= Orange Community Radio =

FM107.5 - The Local Station (callsign:2OCB) is a community radio station that broadcasts to the city of Orange, New South Wales, Australia and surrounding districts on the frequency 107.5 MHz. The organisation is Orange Community Broadcasters Incorporated. It is one of three community radio stations in the area alongside 2MCE and Rhema FM.

== History ==
FM107.5 was originally known as Apple FM, and operated under a temporary community radio broadcasting licence in the 1980s and most of the 1990s.
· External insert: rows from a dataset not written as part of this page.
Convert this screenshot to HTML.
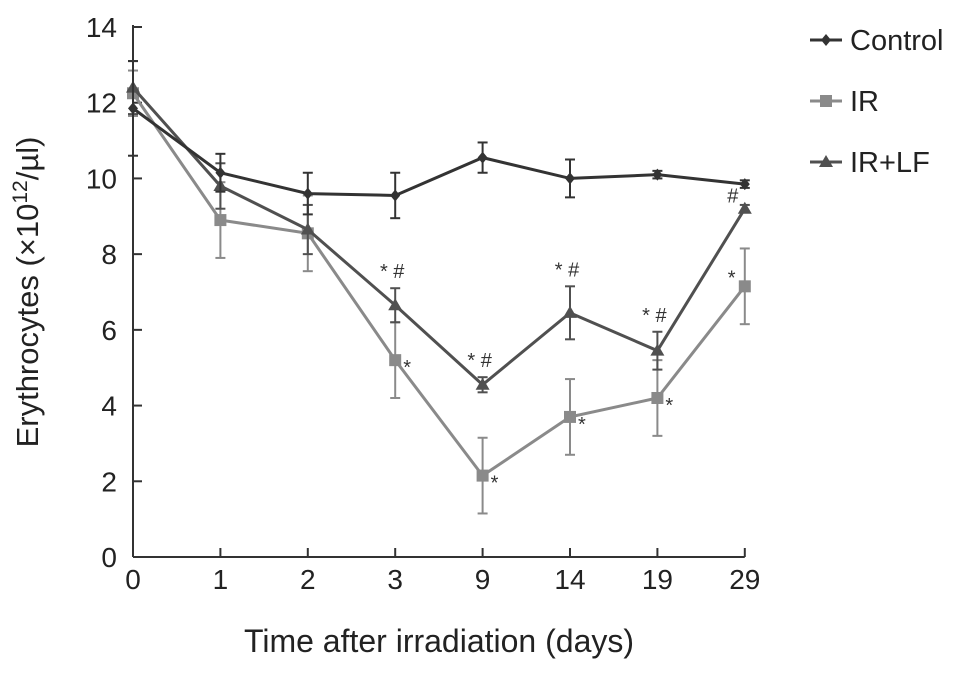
<!DOCTYPE html>
<html><head><meta charset="utf-8"><style>
body{margin:0;background:#fff;}
svg text{font-family:"Liberation Sans",Arial,sans-serif;}
</style></head><body>
<svg id="chart" width="969" height="676" viewBox="0 0 969 676" xmlns="http://www.w3.org/2000/svg"></svg>
<script>
const categories=["0","1","2","3","9","14","19","29"];
const yTicks=[0,2,4,6,8,10,12,14];
const controlVals=[11.85,10.15,9.6,9.55,10.55,10.0,10.1,9.85];
const controlErr=[1.25,0.5,0.55,0.6,0.4,0.5,0.1,0.1];
const irVals=[12.25,8.9,8.55,5.2,2.15,3.7,4.2,7.15];
const irErr=[0.6,1.0,1.0,1.0,1.0,1.0,1.0,1.0];
const irlfVals=[12.4,9.8,8.65,6.65,4.55,6.45,5.45,9.2];
const irlfErr=[0.7,0.6,0.65,0.45,0.2,0.7,0.5,0.1];
const irMarks=["","","","*","*","*","*","*"];
const irlfMarks=["","","","* #","* #","* #","* #","#"];

const svg=document.getElementById('chart');
const NS="http://www.w3.org/2000/svg";
const x0=133,dx=87.4,yBase=557,yTop=27;
const xs=i=>x0+i*dx;
const ys=v=>yBase-(v/14)*(yBase-yTop);
function mk(tag,attrs,parent){const e=document.createElementNS(NS,tag);for(const k in attrs)e.setAttribute(k,attrs[k]);(parent||svg).appendChild(e);return e;}

const axes=mk('g',{});


mk('line',{x1:x0,y1:yTop-2,x2:x0,y2:yBase,stroke:'#333','stroke-width':2},axes);
mk('line',{x1:x0,y1:yBase,x2:xs(7),y2:yBase,stroke:'#333','stroke-width':2},axes);
yTicks.forEach(v=>{
  mk('line',{x1:x0,y1:ys(v),x2:x0+9,y2:ys(v),stroke:'#333','stroke-width':2},axes);
  const l=mk('text',{x:x0-16,y:ys(v)+10,'text-anchor':'end','font-size':28,fill:'#222'},axes);
  l.textContent=v;
  
  
});
categories.forEach((c,i)=>{
  mk('line',{x1:xs(i),y1:yBase,x2:xs(i),y2:yBase-9,stroke:'#333','stroke-width':2},axes);
  const l=mk('text',{x:xs(i),y:yBase+32,'text-anchor':'middle','font-size':28,fill:'#222'},axes);
  l.textContent=c;
  
  
});
const xt=mk('text',{x:439,y:652,'text-anchor':'middle','font-size':32,fill:'#222'});
xt.textContent='Time after irradiation (days)';


const yt=mk('text',{x:0,y:0,'text-anchor':'middle','font-size':31,fill:'#222',transform:'translate(38,292) rotate(-90)'});
yt.innerHTML='Erythrocytes (×10<tspan font-size="21" dy="-11">12</tspan><tspan dy="11">/µl)</tspan>';



function marker(type,x,y,color,g){
  if(type==='d')mk('polygon',{points:`${x},${y-6} ${x+5},${y} ${x},${y+6} ${x-5},${y}`,fill:color},g);
  else if(type==='s')mk('rect',{x:x-6,y:y-6,width:12,height:12,fill:color},g);
  else mk('polygon',{points:`${x},${y-7} ${x+7},${y+5} ${x-7},${y+5}`,fill:color},g);
}
function series(name,vals,err,color,type,marks,lw){
  const g=mk('g',{});
  
  
  vals.forEach((v,i)=>{
    const x=xs(i);
    mk('line',{x1:x,y1:ys(v-err[i]),x2:x,y2:ys(v+err[i]),stroke:color,'stroke-width':2},g);
    mk('line',{x1:x-5,y1:ys(v-err[i]),x2:x+5,y2:ys(v-err[i]),stroke:color,'stroke-width':2},g);
    mk('line',{x1:x-5,y1:ys(v+err[i]),x2:x+5,y2:ys(v+err[i]),stroke:color,'stroke-width':2},g);
  });
  mk('polyline',{points:vals.map((v,i)=>xs(i)+','+ys(v)).join(' '),fill:'none',stroke:color,'stroke-width':lw},g);
  vals.forEach((v,i)=>marker(type,xs(i),ys(v),color,g));
  if(marks)vals.forEach((v,i)=>{
    if(!marks[i])return;
    let t;
    if(name==='ir'){t=mk('text',{x:xs(i)+(i===7?-17:8),y:ys(v)+(i===7?-2:14),'font-size':20,fill:'#333'},g);}
    else if(marks[i]==='#'){t=mk('text',{x:xs(i)-12,y:ys(v)-6,'text-anchor':'middle','font-size':20,fill:'#333'},g);}
    else{t=mk('text',{x:xs(i)-3,y:ys(v+err[i])-10,'text-anchor':'middle','font-size':20,fill:'#333'},g);}
    t.textContent=marks[i];
    
    
  });
}
series('ir',irVals,irErr,'#8a8a8a','s',irMarks,3);
series('ir-lf',irlfVals,irlfErr,'#505050','t',irlfMarks,3);
series('control',controlVals,controlErr,'#333','d',null,3);

const legend=[['Control','#333','d',40],['IR','#8a8a8a','s',101],['IR+LF','#505050','t',162]];
legend.forEach(([n,c,t,y])=>{
  const g=mk('g',{});
  
  
  mk('line',{x1:810,y1:y,x2:842,y2:y,stroke:c,'stroke-width':3},g);
  marker(t,826,y,c,g);
  const tx=mk('text',{x:850,y:y+10,'font-size':29,fill:'#222'},g);
  tx.textContent=n;
});
</script>
</body></html>
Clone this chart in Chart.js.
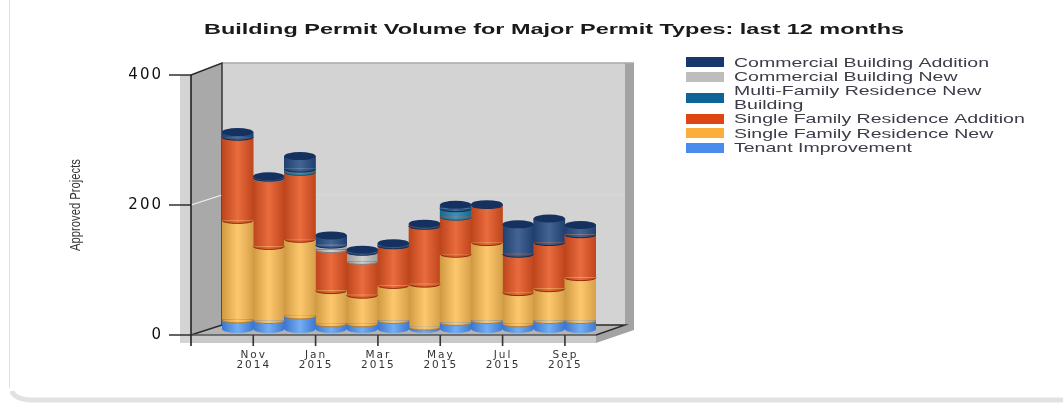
<!DOCTYPE html>
<html><head><meta charset="utf-8">
<style>html,body{margin:0;padding:0;background:#fff}canvas{display:block;filter:blur(.35px)}</style>
<script src="https://cdn.jsdelivr.net/npm/chart.js@4/dist/chart.umd.min.js"></script>
</head><body><canvas id="c" width="1063" height="404"></canvas>
<script>
const categories=[['Oct','2014'],['Nov','2014'],['Dec','2014'],['Jan','2015'],['Feb','2015'],['Mar','2015'],['Apr','2015'],['May','2015'],['Jun','2015'],['Jul','2015'],['Aug','2015'],['Sep','2015']];
const tenantImprovement=[14,13,20,8,8,13,3,10,13,8,13,13];
const singleFamilyNew=[153,114,118,51,44,54,66,105,120,48,49,66];
const singleFamilyAddition=[128,104,103,63,52,61,89,57,57,59,71,66];
const multiFamilyNew=[0,0,5,0,0,0,0,13,0,0,0,0];
const commercialNew=[0,1,0,7,14,0,0,0,0,0,0,0];
const commercialAddition=[8,3,20,15,4,4,4,6,2,46,37,15];
const titleText='Building Permit Volume for Major Permit Types: last 12 months';
const yAxisText='Approved Projects';

const shades={
 tenant:['#3a76cf','#74aef2','#3c78d2','#3a76cf'],
 sfNew:['#cf9a42','#fdc86d','#d6a04a','#b07c30'],
 sfAdd:['#bd441c','#e96c3e','#bf451c','#8e2d0e'],
 mf:['#1b678f','#3c92b8','#1b678f','#12506f'],
 cNew:['#9c9c9c','#cfcfcf','#a0a0a0','#808080'],
 cAdd:['#20406f','#446593','#20406f','#14294e']
};
function grad(key){
 return c=>{
  const ch=c.chart,xs=ch.scales.x; if(!xs||c.dataIndex===undefined) return shades[key][0];
  const x=xs.getPixelForValue(c.dataIndex),w=xs.width/categories.length;
  if(!isFinite(x)||!isFinite(w)||w<=0) return shades[key][0];
  return barGrad(ch.ctx,x,w,key);
 };
}
function barGrad(ctx,x,w,key){
 const g=ctx.createLinearGradient(x-w/2,0,x+w/2,0),s=shades[key];
 g.addColorStop(0,s[0]);g.addColorStop(.5,s[1]);g.addColorStop(1,s[2]);return g;
}
const seriesDefs=[
 ['Tenant Improvement',tenantImprovement,'tenant','#4a8cec'],
 ['Single Family Residence New',singleFamilyNew,'sfNew','#fbae3c'],
 ['Single Family Residence Addition',singleFamilyAddition,'sfAdd','#dd4613'],
 ['Multi-Family Residence New Building',multiFamilyNew,'mf','#0f6396'],
 ['Commercial Building New',commercialNew,'cNew','#bdbdbd'],
 ['Commercial Building Addition',commercialAddition,'cAdd','#17386e']
];
function line(ctx,pts,color,w){
 ctx.beginPath();pts.forEach((p,i)=>i?ctx.lineTo(p[0],p[1]):ctx.moveTo(p[0],p[1]));
 ctx.strokeStyle=color;ctx.lineWidth=w||1;ctx.stroke();
}
function poly(ctx,pts,fill){
 ctx.beginPath();pts.forEach((p,i)=>i?ctx.lineTo(p[0],p[1]):ctx.moveTo(p[0],p[1]));
 ctx.closePath();ctx.fillStyle=fill;ctx.fill();
}
function stretched(ctx,text,x,y,font,sx,color){
 ctx.save();ctx.letterSpacing='0px';ctx.font=font;ctx.fillStyle=color;ctx.textBaseline='middle';ctx.textAlign='left';
 ctx.translate(x,y);ctx.scale(sx,1);ctx.fillText(text,0,0);ctx.restore();
}
const OFF=6;
const frame={
 id:'frame',
 beforeDraw(ch){
  const ctx=ch.ctx,xs=ch.scales.x,ys=ch.scales.y;
  ctx.letterSpacing='2px';
  ctx.save();
  // page panel edge
  ctx.strokeStyle='#e0e0e0';ctx.lineWidth=1;
  ctx.beginPath();ctx.moveTo(9.5,0);ctx.lineTo(9.5,388);ctx.stroke();
  ctx.strokeStyle='#e2e2e2';ctx.lineWidth=5;
  ctx.beginPath();ctx.moveTo(12,391);ctx.quadraticCurveTo(14,399,30,400);ctx.lineTo(1063,400);ctx.stroke();
  const F=ys.getPixelForValue(0)+OFF,T=ys.getPixelForValue(400)+OFF,D=31,R=F-10,Q=T-12;
  const L=ch.chartArea.left-D,BR=ch.chartArea.right;
  const backR=BR+29;
  // side bands
  ctx.fillStyle='#d4d4d4';ctx.fillRect(L-11,T,11,F+8-T);
  ctx.fillStyle='#c9c9c9';ctx.fillRect(L,F,BR-L,8);
  // right outer wall
  poly(ctx,[[backR,Q],[backR+9,Q],[backR+9,R+5],[BR,F+8],[BR,F],[backR,R]],'#a3a3a3');
  // back wall
  ctx.fillStyle='#d3d3d3';ctx.fillRect(L+D,Q,backR-L-D,R-Q);
  // left wall
  poly(ctx,[[L,T],[L+D,Q],[L+D,R],[L,F]],'#a9a9a9');
  // floor
  poly(ctx,[[L,F],[L+D,R],[backR,R],[BR,F]],'#b4b4b4');
  // grid at 200
  const g=ys.getPixelForValue(200)+OFF;
  line(ctx,[[L,g],[L+D,g-10]],'#f2f2f2',1.2);
  line(ctx,[[L+D,g-10],[backR,g-10]],'#d9d9d9',1);
  // wall outline
  line(ctx,[[L+D,Q],[backR+9,Q]],'#a9a9a9',1.5);
  line(ctx,[[L,T],[L+D,Q],[L+D,R]],'#2b2b2b',1.4);
  line(ctx,[[L,F],[L+D,R],[backR,R],[BR,F]],'#2b2b2b',1.4);
  line(ctx,[[L,F],[BR,F]],'#555',1.4);
  line(ctx,[[L,T],[L,F+11]],'#222',1.6);
  // y tick marks
  [0,200,400].forEach(v=>{const y=ys.getPixelForValue(v)+OFF;line(ctx,[[L-22,y],[L,y]],'#222',1.4);});
  // x tick marks
  xs.ticks.forEach((t,i)=>{ if(i%2){const x=xs.getPixelForTick(i)-15.5;line(ctx,[[x,F],[x,F+11]],'#333',1.6);} });
  // title and labels
  ctx.font='bold 15px "Liberation Sans"';ctx.letterSpacing='0px';
  const tw=ctx.measureText(titleText).width;ctx.letterSpacing='2px';
  stretched(ctx,titleText,204,29.5,'bold 15px "Liberation Sans"',700/tw,'#1a1a1a');
  // y title
  ctx.save();ctx.translate(76,251);ctx.rotate(-Math.PI/2);
  ctx.font='14px "Liberation Sans"';ctx.letterSpacing='0px';
  const yw=ctx.measureText(yAxisText).width;
  stretched(ctx,yAxisText,0,0,'14px "Liberation Sans"',92/yw,'#333');ctx.restore();
  // legend
  const lf='13px "Liberation Sans"';ctx.font=lf;ctx.letterSpacing='0px';
  const sx=255/ctx.measureText('Commercial Building Addition').width;ctx.letterSpacing='2px';
  const rows=[[5,62,[['Commercial Building Addition',63]]],[4,77,[['Commercial Building New',77]]],
   [3,98,[['Multi-Family Residence New',91],['Building',105]]],[2,119,[['Single Family Residence Addition',119]]],
   [1,133,[['Single Family Residence New',134]]],[0,148,[['Tenant Improvement',148]]]];
  rows.forEach(r=>{
   ctx.fillStyle=seriesDefs[r[0]][3];ctx.fillRect(686,r[1]-5,38,10);
   r[2].forEach(t=>stretched(ctx,t[0],734,t[1],lf,sx,'#3c3c48'));
  });
  ctx.restore();
 },
 afterDatasetsDraw(ch){
  const ctx=ch.ctx,xs=ch.scales.x,RY=4,RB=3;
  ctx.save();
  categories.forEach((_,i)=>{
   const x=xs.getPixelForValue(i),w=xs.width/categories.length;
   let top=null;
   seriesDefs.forEach((d,k)=>{
    if(!d[1][i]) return;
    const el=ch.getDatasetMeta(k).data[i];
    const key=d[2];
    const ry=k===0?RY:RB;
    ctx.beginPath();ctx.ellipse(x,el.base,w/2,ry,0,0,Math.PI);ctx.closePath();
    ctx.fillStyle=barGrad(ctx,x,w,key);ctx.fill();
    if(k>0){
     ctx.beginPath();ctx.ellipse(x,el.base,w/2,ry,0,0,Math.PI);
     ctx.strokeStyle=shades[key][3];ctx.lineWidth=1;ctx.stroke();
    }
    top={y:el.y,key};
   });
   if(top){
    ctx.beginPath();ctx.ellipse(x,top.y,w/2,RY,0,0,Math.PI*2);
    ctx.fillStyle='#15315f';ctx.fill();
   }
  });
  ctx.restore();
 }
};
new Chart(document.getElementById('c'),{
 type:'bar',
 data:{labels:categories,datasets:seriesDefs.map(d=>({label:d[0],data:d[1],backgroundColor:grad(d[2]),borderWidth:0,barPercentage:1,categoryPercentage:1}))},
 options:{
  responsive:false,animation:false,events:[],
  layout:{padding:{left:0,right:467,top:69,bottom:0}},
  plugins:{legend:{display:false},title:{display:false},tooltip:{enabled:false}},
  scales:{
   x:{stacked:true,grid:{display:false},border:{display:false},
    afterFit(s){s.height=75;},
    ticks:{autoSkip:false,maxRotation:0,minRotation:0,padding:13,labelOffset:-15,color:'#333',
     font:{family:'"DejaVu Sans"',size:10.5,lineHeight:.95},
     callback(v,i){return i%2?categories[i]:'';}}},
   y:{stacked:true,min:0,max:400,grid:{display:false},border:{display:false},
    afterFit(s){s.width=222;},
    ticks:{stepSize:200,padding:51,labelOffset:OFF,color:'#111',font:{family:'"DejaVu Sans"',size:15}}}
  }
 },
 plugins:[frame]
});
</script></body></html>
The current station gained its full community broadcasting licence in January 1998. The station survived an insolvency scare in 2001.

== Programming ==
FM107.5 airs an eclectic mix of programming, including music, arts, Indigenous programming and programming in languages other than English. All locally produced programs are presented by volunteers, with some programming originating from the Community Radio Network (Australia).

== Coverage area ==
FM107.5 is licensed to serve the "Orange RA1" licence area, which is roughly bounded by Cumnock, New South Wales in the north, the outskirts of Bathurst, New South Wales in the east, Cowra, New South Wales in the south and Eugowra, New South Wales in the west. With an effective radiated power of 5 kW and a transmitter on Mount Canobolas (1395 m elevation), the station can sometimes be heard outside of its licence area.